Sent from my iPhone using Tapatalk
 

Matt Landfair

Matt Six Actual
Staff member
Administrator
So, does anyone have valid reasoning why we advocate using a safety on an AR during reloads, malfunctions, moving, etc., but not on striker fired pistols during those same operations? Is it just that the difference in usage was figured out back in the DA/SA days and wasn't updated for striker fired guns? Or is it just a level of risk that we accept because we don't have a good way to fix it with Glocks, M&Ps, etc., like we do on rifles?

To disengage the safety from an AR should be a natural response - you dont think abut it, it just happens. This practice wont be noticeable in timed drills.

If I have the ability, I will safe it - same with shotguns. Bad things happen and we cant take back rounds fired. Tripping, NDs, you name it - there is no reason not to take that extra step of precaution.

If you arent at the unconscious level of performance, work at it to become unconscious.
 

Arete

Regular Member
If a Glock had a safety, I would use it, similar to how I use a safety on a 1911, M9, or a decocker on a P226 or P220 (all of which I have carried as duty guns during my career in MIL and LE)

A Glock is different than a cocked SA or DA/SA pistol. Look at what's happening inside the gun. When you depress a Glock trigger, you are cocking the firing mechanism, which cannot fire until you pull the trigger fully rearward. What keeps the striker from going forward is the drop safety.

A cocked 1911 or DA pistol relies upon the full cock notch to keep the hammer rearward, and should the hammer fall, then the half cock notch or the safety shelf is supposed to keep the hammer from going the rest of the way forward, additionally, the firing pin block should keep the firing pin from moving forward if struck w/o the trigger being pulled.

1911s that lack firing pin blocks can be problematic in this regard, as can be pre ~95ish (?) Sigs.

From the perspective of a long, heavy trigger pull preventing ND's. That's a nice theory . . .
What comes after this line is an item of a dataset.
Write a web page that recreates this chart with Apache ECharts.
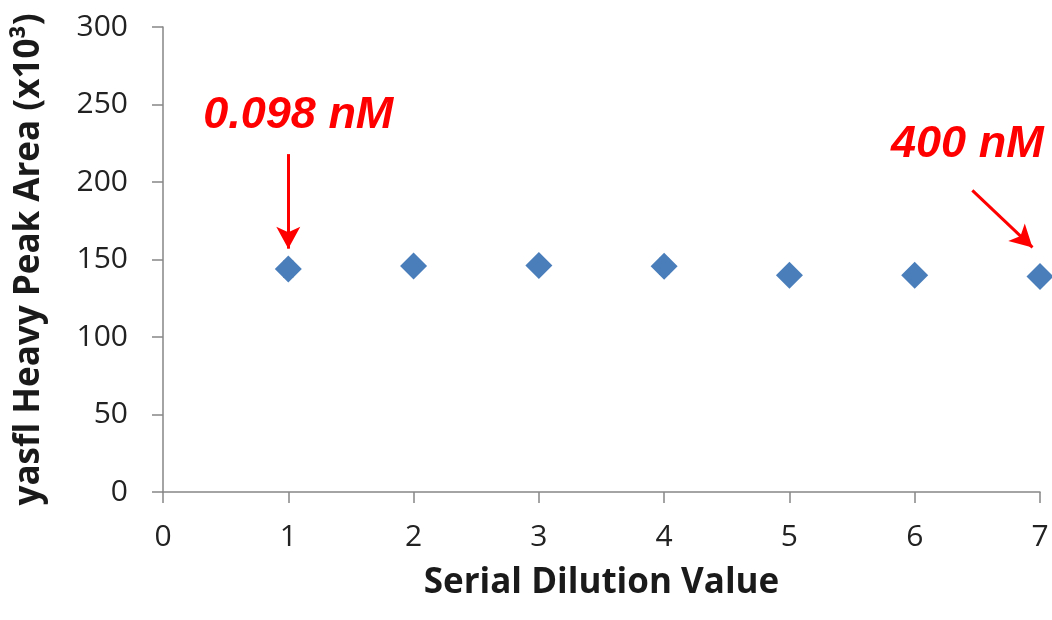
<!DOCTYPE html>
<html>
<head>
<meta charset="utf-8">
<script src="https://cdn.jsdelivr.net/npm/echarts@6/dist/echarts.min.js"></script>
<style>html,body{margin:0;padding:0;background:#fff}#c{width:1052px;height:620px}</style>
</head>
<body>
<div id="c"></div>
<script>
const dilution = [1, 2, 3, 4, 5, 6, 7];
const peakArea = [143.8, 145.8, 146.2, 145.6, 139.9, 139.9, 139.0];
const peakErr = [5, 1, 3, 5, 1, 1, 5];
const yTicks = [0, 50, 100, 150, 200, 250, 300];
const xTicks = [0, 1, 2, 3, 4, 5, 6, 7];
const labelText = ['0.098 nM', '400 nM'];
const labelPos = [[1.08, 243], [6.42, 224]];
const arrows = [[[1, 218], [1, 157]], [[6.46, 194.6], [6.94, 157.8]]];

const chart = echarts.init(document.getElementById('c'), null, {renderer: 'canvas'});
const font = 'Open Sans';
chart.setOption({
  animation: false,
  backgroundColor: '#fff',
  grid: {left: 163, right: 12, top: 27, bottom: 128, containLabel: false},
  xAxis: {
    type: 'value', min: xTicks[0], max: xTicks[xTicks.length - 1], interval: 1,
    name: 'Serial Dilution Value', nameLocation: 'middle', nameGap: 74,
    nameTextStyle: {fontFamily: font, fontSize: 35, fontWeight: 'bold', color: '#1a1a1a'},
    axisLine: {onZero: false, lineStyle: {color: '#868686', width: 1.5}},
    axisTick: {show: true, inside: false, length: 11, lineStyle: {color: '#868686', width: 1.5}},
    axisLabel: {fontFamily: font, fontSize: 30, color: '#222', margin: 30},
    splitLine: {show: false}
  },
  yAxis: {
    type: 'value', min: yTicks[0], max: yTicks[yTicks.length - 1], interval: 50,
    name: 'yasfl Heavy Peak Area (x10³)', nameLocation: 'middle', nameGap: 116,
    nameTextStyle: {fontFamily: font, fontSize: 35, fontWeight: 'bold', color: '#1a1a1a'},
    axisLine: {show: true, onZero: false, lineStyle: {color: '#868686', width: 1.5}},
    axisTick: {show: true, inside: false, length: 11, lineStyle: {color: '#868686', width: 1.5}},
    axisLabel: {fontFamily: font, fontSize: 30, color: '#222', margin: 35},
    splitLine: {show: false}
  },
  series: [
    {
      type: 'custom',
      data: dilution.map((x, i) => [x, peakArea[i] - peakErr[i], peakArea[i] + peakErr[i]]),
      renderItem: function (params, api) {
        const lo = api.coord([api.value(0), api.value(1)]);
        const hi = api.coord([api.value(0), api.value(2)]);
        const w = 5;
        const st = {stroke: '#333', lineWidth: 1.5};
        return {type: 'group', children: [
          {type: 'line', shape: {x1: lo[0], y1: lo[1], x2: hi[0], y2: hi[1]}, style: st},
          {type: 'line', shape: {x1: lo[0] - w, y1: lo[1], x2: lo[0] + w, y2: lo[1]}, style: st},
          {type: 'line', shape: {x1: hi[0] - w, y1: hi[1], x2: hi[0] + w, y2: hi[1]}, style: st}
        ]};
      },
      z: 1
    },
    {
      type: 'scatter',
      data: dilution.map((x, i) => [x, peakArea[i]]),
      symbol: 'diamond', symbolSize: [27, 27],
      itemStyle: {color: '#4a7ebb', opacity: 1},
      z: 3,
      markLine: {
        silent: true, symbol: ['none', 'arrow'], symbolSize: [18, 22],
        lineStyle: {color: '#ff0000', width: 3, type: 'solid'},
        label: {show: false},
        data: arrows.map(a => [{coord: a[0]}, {coord: a[1]}])
      },
      markPoint: {
        silent: true, symbol: 'circle', symbolSize: 0,
        label: {show: true, position: 'inside', fontFamily: 'Liberation Sans', fontSize: 45,
                fontWeight: 'bold', fontStyle: 'italic', color: '#ff0000',
                formatter: p => p.name},
        data: labelText.map((t, i) => ({name: t, coord: labelPos[i]}))
      }
    }
  ]
});
</script>
</body>
</html>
There always seems to be a lot of hand waving when it comes to this. A DA pull is twice or more the weight and two to three times the distance of pull compared to a striker fired gun. I would agree that decocking a DA/SA gun when doing anything but shooting or putting an AR on safe when not looking down the sight are the prudent and correct SOPs. I just don't get how a Glock is so much different than a DA/SA gun with the hammer cocked in terms of trigger pull distance or weight. Obviously, I have used Glocks and the multitude of MSF guns like everyone else but the cognitive dissonance that the entire community has about Striker fired handguns seems pretty strong to me.
 

user12358

Regular Member
From the perspective of a long, heavy trigger pull preventing ND's. That's a nice theory . . .

I certainly would argue that it gives you much more room for error, nothing besides filling the barrel in is going to make a firearms completely safe.

I think we are all fairly on the same page about the drop safeties of modern firearms and that really isn't what was brought up. With the safety off on an AR-15 the trigger pull is, near as makes no difference, identical to a Glock in terms of weight and travel distance. (I know that the AR-15 safety is simply blocking trigger movement and the Glock internal mechanisms are blocking the firing pin and such.) Why is it considered safe for a Glock to always be in the "fire" condition when compared to an AR-15 where as most of us are putting the safety on whenever the AR-15 isn't actually on target?

Not looking at them mechanically, but why is it considered safe for Widget A to have a 4lb short travel pull w/ no safety but Widget B is unsafe to have a 4lb short travel pull w/ no safety.